The characters are well-drawn. There are clear leaders and clear followers who will never have the courage to turn against the leaders – at least not unless everyone else is doing it, too. There are also the men who stand against the mob, which include Tetley’s son, who is coded as being potentially gay and certainly “weak” in the eyes of his father, and who is forced to come along by Tetley’s belief that it will make a man out of him. Some of the characters, like Tetley and his son, Gil and Art, Davies (Harry Davenport) the leader of the dissenters, and Jenny Grier (Jane Darwell) the lone woman in the posse, stand out, but this is ultimately an ensemble film and the size of the cast is always prominent in order to foreground the danger of a group of people who insist that you’re either with them or against them.

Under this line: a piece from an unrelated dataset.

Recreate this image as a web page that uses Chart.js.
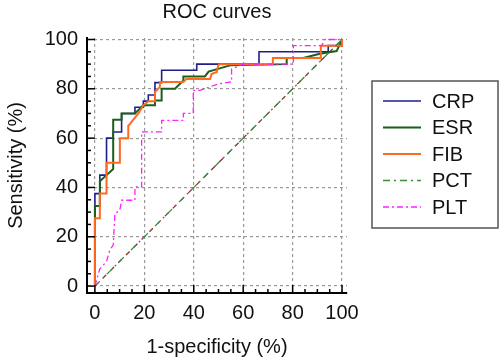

The Ox-Bow Incident is a short film, running just over an hour, but the economy of its storytelling is part of its power. This all happens fast, which is part of the film’s critique, because justice shouldn’t be fast – trial, arrest, execution in under an hour – it should be measured and certain. The focus is on the horrible act of the mob, but there are also hints about life outside this incident. There’s a woman Gil came back to town to see, whom he learns has run off and gotten married. They see each other briefly and he meets her new husband. The scene has nothing to do with the central story, but it does provide Henry Fonda with the opportunity to make one of the best The Hell? faces ever captured on screen. There are also suggestions throughout the film about Tetley, about his military experiences and his marriage. We never know the full story, but these vague suspicions help to cloud our view of him and suggest reasons other than the hangings for his own suicide at the end.
Made in 1943, this is a timeless work of art. It will always be relevant but seems especially so today when we read about injustices excused by the fact that a war is being fought on terror. Consider the scene where the posse questions the three men, going at them until they break down and give the answers the mob wants, even if it’s not the truth. “There’s truth in lies, too, if you can get enough of them,” Tetley states. This is a story that continues to echo in our own time.